Sascha Lenz and Jamie Anderson take the honours at virtual Zolder

24. July 2020Last Sunday was the 6th round of the FIA Digital Racing Challenge, created to compensate longsuffering fans somewhat for races that have been dropped or postponed in this crazy corona year.
Hungarian MAN pilot Norbert Kiss, of whom it’s joked that he came into this world a sim racer, remains the overwhelming favourite. The twice-European-champ in real world truck racing has been a passionate participant since Round 1, but his red MAN was missing in qualifying. He hadn’t been able to make it back to his simulator in time owing to commitments connected with the Formula 1 race at the Hungaroring, so his German rival Sascha Lenz was the MAN on pole, with Spanish colleague Antonio Albacete lining up alongside on the grid.
Norbi raced back, however, and was at his cockpit just before the start of the formation lap, at the rear-end of the field in P10.

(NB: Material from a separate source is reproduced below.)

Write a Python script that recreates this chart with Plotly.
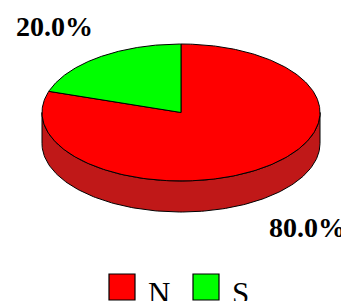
import numpy as np
import plotly.graph_objects as go

# ---- data ----
labels = ["N", "S"]
values = [80.0, 20.0]
colors = ["#FF0000", "#00FF00"]
side_colors = ["#C01818", "#00C000"]

# ---- layout geometry (pixels of the 349x301 window) ----
W, H = 349, 301
OFF = 8  # default page body margin
cx, cy = 181, 112.5
rx, ry = 139, 68.5
depth = 31
label_k = 1.55

def ell(a_deg, dy=0.0):
    a = np.radians(a_deg)
    return cx + rx * np.cos(a), cy - ry * np.sin(a) + dy

total = sum(values)
slices = []
start = 90.0
for lab, v in zip(labels, values):
    sweep = 360.0 * v / total
    slices.append((lab, start - sweep, start, v))
    start -= sweep

fig = go.Figure()

# sides (front visible half, angles 180..360)
for (lab, a0, a1, v), sc in zip(slices, side_colors):
    for shift in (-720, -360, 0, 360):
        lo = max(a0 + shift, 180)
        hi = min(a1 + shift, 360)
        if hi > lo:
            t = np.linspace(lo, hi, 160)
            xt, yt = ell(t)
            xb, yb = ell(t[::-1], depth)
            xs = np.concatenate([xt, xb, xt[:1]])
            ys = np.concatenate([yt, yb, yt[:1]])
            fig.add_trace(go.Scatter(x=xs, y=ys, mode="lines", fill="toself",
                                     fillcolor=sc, line=dict(color="black", width=1),
                                     hoverinfo="skip", showlegend=False))

# top faces
for (lab, a0, a1, v), c in zip(slices, colors):
    t = np.linspace(a0, a1, 300)
    xe, ye = ell(t)
    xs = np.concatenate([[cx], xe, [cx]])
    ys = np.concatenate([[cy], ye, [cy]])
    fig.add_trace(go.Scatter(x=xs, y=ys, mode="lines", fill="toself",
                             fillcolor=c, line=dict(color="black", width=1),
                             hoverinfo="skip", showlegend=False, name=lab))

# percentage labels
for (lab, a0, a1, v) in slices:
    mid = (a0 + a1) / 2
    px, py = ell(mid)
    lx = cx + label_k * (px - cx)
    ly = cy + label_k * (py - cy)
    if np.sin(np.radians(mid)) < 0:
        ly += depth - 2
    fig.add_annotation(x=lx, y=ly, text=f"<b>{100*v/total:.1f}%</b>", showarrow=False,
                       font=dict(family="Liberation Serif", size=28, color="black"),
                       xanchor="center", yanchor="middle")

# legend (manual, large square swatches)
leg_y = 287
leg_x = [122, 206]
for lab, c, lxp in zip(labels, colors, leg_x):
    fig.add_trace(go.Scatter(x=[lxp], y=[leg_y], mode="markers",
                             marker=dict(symbol="square", size=26, color=c,
                                         line=dict(color="black", width=1.2)),
                             hoverinfo="skip", showlegend=False))
    fig.add_annotation(x=lxp + 24, y=leg_y + 6, text=lab, showarrow=False,
                       xanchor="left", yanchor="middle",
                       font=dict(family="Liberation Serif", size=31, color="black"))

fig.update_layout(
    width=W - OFF, height=H - OFF, margin=dict(l=0, r=0, t=0, b=0),
    paper_bgcolor="white", plot_bgcolor="white",
    xaxis=dict(range=[OFF, W], visible=False, fixedrange=True),
    yaxis=dict(range=[H, OFF], visible=False, fixedrange=True),
    showlegend=False,
)
fig.write_html("out.html")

Polesitter Lenz took the lead straightway, Albacete dropped back by several places, and Kiss found himself in 4th in next to no time. Lenz was able to build out his advantage, and French teen Téo Calvet (Buggyra) ploughed up into P2, with Kiss right on his tail. While Lenz motored ahead unmolested, Kiss and Calvet battled it out with every legal – and sometimes illegal – means at hand. Following one manoeuvre by which he finally overtook the Buggyra, the Hungarian was forced to yield the position back following a telling-off by race control. Not much further down the road, Calvet strayed momentarily from the line and Kiss took his chance to move ahead.
Lenz was too far ahead at this point to challenge for the win.

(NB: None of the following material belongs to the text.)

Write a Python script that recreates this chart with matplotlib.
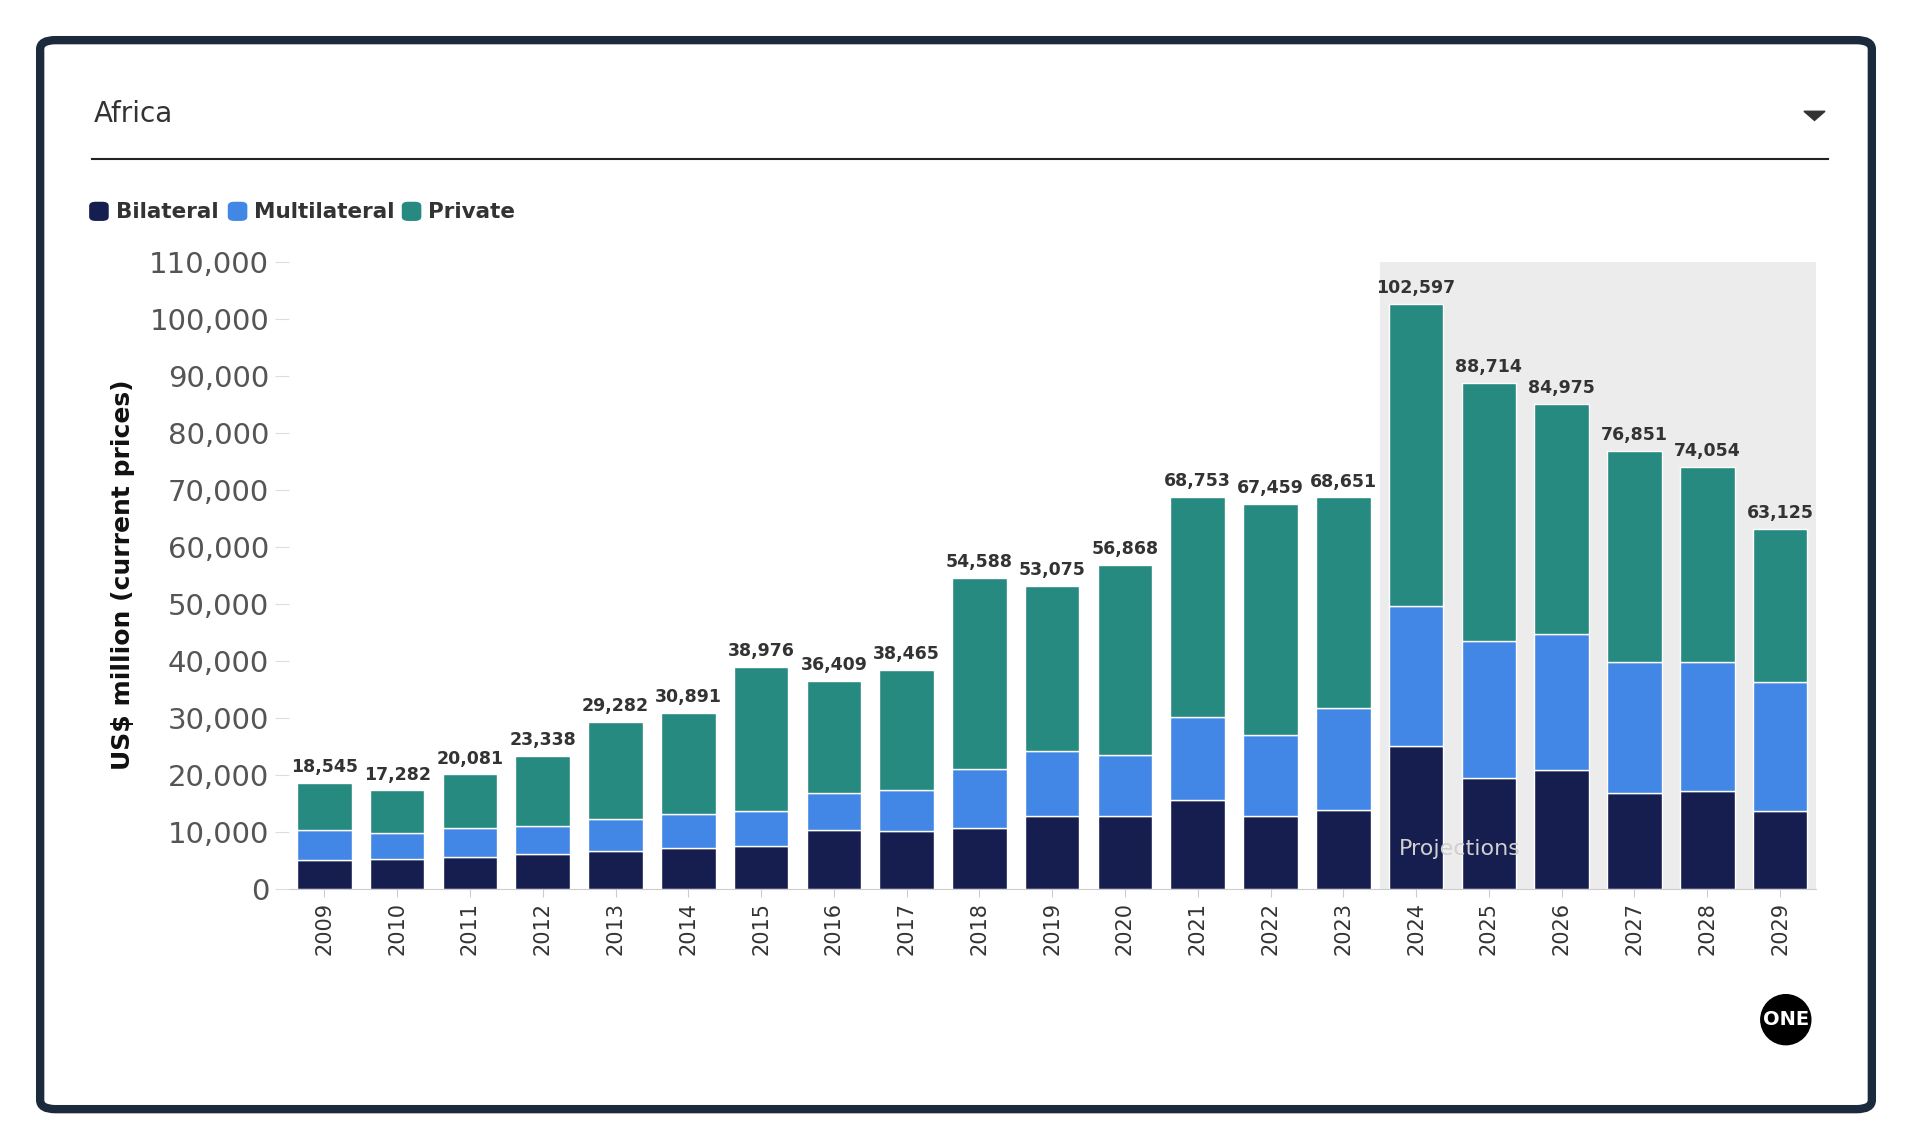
import matplotlib
matplotlib.use("Agg")
import matplotlib.pyplot as plt
from matplotlib.patches import FancyBboxPatch, Circle, Polygon
import numpy as np

years = ["2009","2010","2011","2012","2013","2014","2015","2016","2017","2018","2019",
         "2020","2021","2022","2023","2024","2025","2026","2027","2028","2029"]
totals = [18545,17282,20081,23338,29282,30891,38976,36409,38465,54588,53075,
          56868,68753,67459,68651,102597,88714,84975,76851,74054,63125]
bilateral = [5100,5300,5600,6200,6600,7100,7500,10300,10100,10700,12800,
             12800,15600,12800,13900,25000,19500,20800,16900,17100,13700]
multilateral = [5200,4500,5100,4900,5600,6000,6200,6600,7200,10300,11400,
                10700,14600,14200,17800,24600,23900,23900,22900,22700,22500]
private = [t - b - m for t, b, m in zip(totals, bilateral, multilateral)]

C_BIL, C_MUL, C_PRI = "#161d4f", "#4287e5", "#268a80"

fig = plt.figure(figsize=(19.12, 11.47), dpi=100)
fig.patches.append(FancyBboxPatch((0.021, 0.033), 0.958, 0.932, boxstyle="round,pad=0,rounding_size=0.008",
                                  transform=fig.transFigure, fill=False, lw=6, ec="#1c2a3e"))
fig.text(0.049, 0.901, "Africa", fontsize=20, color="#333333", va="center")
fig.patches.append(Polygon([[0.9435, 0.903], [0.9545, 0.903], [0.949, 0.895]], closed=True,
                           transform=fig.transFigure, color="#333333"))
fig.add_artist(plt.Line2D([0.048, 0.956], [0.861, 0.861], transform=fig.transFigure, color="#222222", lw=1.5))

# legend
for name, c, sx in [("Bilateral", C_BIL, 0.047), ("Multilateral", C_MUL, 0.1195), ("Private", C_PRI, 0.2105)]:
    fig.patches.append(FancyBboxPatch((sx, 0.808), 0.0095, 0.0155, boxstyle="round,pad=0,rounding_size=0.003",
                                      transform=fig.transFigure, color=c))
    fig.text(sx + 0.0135, 0.815, name, fontsize=15.5, fontweight="bold", color="#333333", va="center")

ax = fig.add_axes([0.151, 0.225, 0.799, 0.547])
x = np.arange(len(years))
ax.axvspan(14.5, 20.5, color="#ececec", zorder=0)
w = 0.75
ax.bar(x, bilateral, w, color=C_BIL, edgecolor="white", lw=1, zorder=2)
ax.bar(x, multilateral, w, bottom=bilateral, color=C_MUL, edgecolor="white", lw=1, zorder=2)
bot = [b + m for b, m in zip(bilateral, multilateral)]
ax.bar(x, private, w, bottom=bot, color=C_PRI, edgecolor="white", lw=1, zorder=2)
for xi, t in zip(x, totals):
    ax.text(xi, t + 1200, f"{t:,}", ha="center", va="bottom", fontsize=12.5, fontweight="bold", color="#333333")
ax.text(15.6, 7000, "Projections", ha="center", va="center", fontsize=16, color="#cfcfcf", zorder=3)

ax.set_xlim(-0.49, 20.5)
ax.set_ylim(0, 110000)
ax.set_yticks(np.arange(0, 110001, 10000))
ax.set_yticklabels([f"{v:,}" for v in range(0, 110001, 10000)], fontsize=21, color="#555555")
ax.set_xticks(x)
ax.set_xticklabels(years, rotation=90, fontsize=15, color="#333333")
ax.tick_params(axis="y", length=10, color="#dddddd", pad=4)
ax.tick_params(axis="x", length=6, color="#cccccc")
for s in ["top", "right", "left"]:
    ax.spines[s].set_visible(False)
ax.spines["bottom"].set_color("#cccccc")
ax.set_ylabel("US$ million (current prices)", fontsize=18, fontweight="bold", color="#111111", labelpad=10)

c = Circle((0.934 * 19.12, 0.111 * 11.47), 0.25, transform=fig.dpi_scale_trans, color="black")
fig.patches.append(c)
fig.text(0.934, 0.111, "ONE", color="white", fontsize=14, fontweight="bold", ha="center", va="center")

fig.savefig("out.png", dpi=100, facecolor="white")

Race 2 started according to the finishing order in the first, with the top eight positions reversed. That put two MAN pilots on the front row – Brit Jamie Anderson and Frenchman Jonathan André, team manager of Lion Truck Racing.
Going by prior experience, it was to be expected that this second race too would not go off without interruption, despite a rather depleted field. In the event, there was a pile-up a few hundred metres from the lights, in the first left-hander, that left half of the field scattered all over the place – only not on the track.
Red flags. Restart.
This time there were no collisions in the first corner, and Kiss was able to climb a few positions in the initial laps. But he was then caught out in a crash and dropped to the end of the field. Anderson capitalised on the tohubohu behind him to pull away before André, Calvet, and Lenz could take up the chase again. Kiss soon added himself to their company, and from then on it was a four-way fight to the finish. The number one beneficiary, of course, was Anderson, who steadily extended his lead.

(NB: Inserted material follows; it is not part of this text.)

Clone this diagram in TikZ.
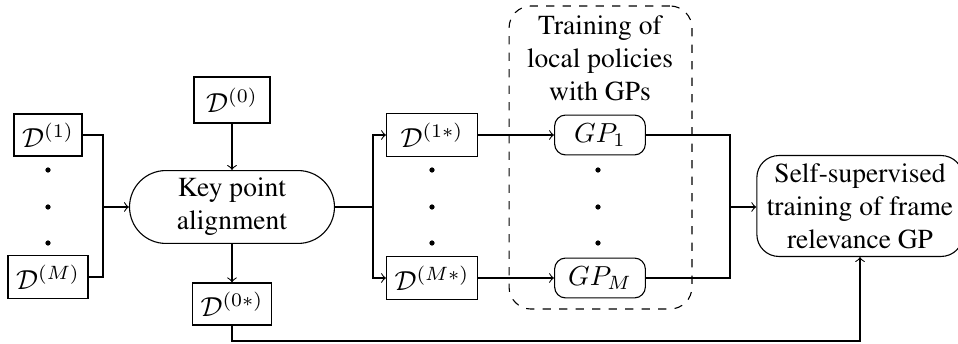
\documentclass[tikz,border=0pt]{standalone}
\usepackage[T1]{fontenc}
\usepackage{times}
\begin{document}
\begin{tikzpicture}[x=0.3636pt,y=-0.3636pt,
  box/.style={draw,rectangle,inner sep=0pt,minimum width=#1},
  box/.default=24.7pt,
  gpbox/.style={draw,rectangle,rounded corners=4pt,inner sep=0pt,minimum width=33pt,minimum height=14.5pt},
  dotn/.style={circle,fill,inner sep=0pt,minimum size=1.9pt},
  >=to]
\useasboundingbox (0,0) rectangle (958,344);
% left data
\node[box=24.7pt,minimum height=15.3pt] (d1) at (48,135) {$\mathcal{D}^{(1)}$};
\node[box=29.1pt,minimum height=15.6pt] (dM) at (48,277) {$\mathcal{D}^{(M)}$};
\node[dotn] (ld1) at (48,170) {};
\node[dotn] (ld2) at (48,207) {};
\node[dotn] (ld3) at (48,243) {};
% key point alignment
\node[box=27.6pt,minimum height=16.7pt] (d0) at (232,100) {$\mathcal{D}^{(0)}$};
\node[draw,rectangle,rounded corners=13.2pt,minimum width=74.5pt,minimum height=26.5pt,inner sep=0pt,align=center] (kpa) at (232,207) {Key point\\alignment};
\node[box=28.7pt,minimum height=15.3pt] (d0s) at (232,304) {$\mathcal{D}^{(0*)}$};
% aligned data
\node[box=33pt,minimum height=15.6pt] (d1s) at (432,135) {$\mathcal{D}^{(1*)}$};
\node[box=33pt,minimum height=15.6pt] (dMs) at (432,278) {$\mathcal{D}^{(M*)}$};
\node[dotn] (md1) at (432,170) {};
\node[dotn] (md2) at (432,207) {};
\node[dotn] (md3) at (432,243) {};
% GP group
\node[draw,dashed,rectangle,rounded corners=8pt,minimum width=66.5pt,minimum height=110.2pt,inner sep=0pt] (grp) at (600.5,157.5) {};
\node[align=center,inner sep=0pt] (title) at (600,58) {Training of\\local policies\\with GPs};
\node[gpbox] (gp1) at (600,135) {$GP_1$};
\node[gpbox] (gpM) at (600,278) {$GP_M$};
\node[dotn] (gd1) at (598,170) {};
\node[dotn] (gd2) at (598,207) {};
\node[dotn] (gd3) at (598,243) {};
% frame relevance
\node[draw,rectangle,rounded corners=8pt,minimum width=75pt,minimum height=36.7pt,inner sep=0pt,align=center] (ss) at (860,206) {Self-supervised\\training of frame\\relevance GP};
% junctions
\coordinate (j1) at (103,207);
\coordinate (j2) at (373,207);
\coordinate (j3) at (730,207);
\coordinate (b) at (860,341);
% connectors
\draw (d1.east) -| (j1);
\draw (dM.east) -| (j1);
\draw[->] (j1) -- (kpa.west);
\draw[->] (d0.south) -- (kpa.north);
\draw[->] (kpa.south) -- (d0s.north);
\draw (kpa.east) -- (j2);
\draw[->] (j2) |- (d1s.west);
\draw[->] (j2) |- (dMs.west);
\draw[->] (d1s.east) -- (gp1.west);
\draw[->] (dMs.east) -- (gpM.west);
\draw (gp1.east) -| (j3);
\draw (gpM.east) -| (j3);
\draw[->] (j3) -- (j3 -| ss.west);
\draw[->] (d0s.south) |- (b) -- (ss.south);
\end{tikzpicture}
\end{document}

On the penultimate lap Calvet, then in P3, and Lenz lightly touched, the Buggyra put two wheels off the track, and Lenz and Kiss were through. There was no taking the win from Anderson anymore, and even André’s P2 was fairly secure, but competition for the following position grew fiercer by the lap. Calvet did manage to claw P4 back from Kiss, but it was the best he could do, Lenz taking P3 to maintain his unique record of being the only pilot on the podium after every race.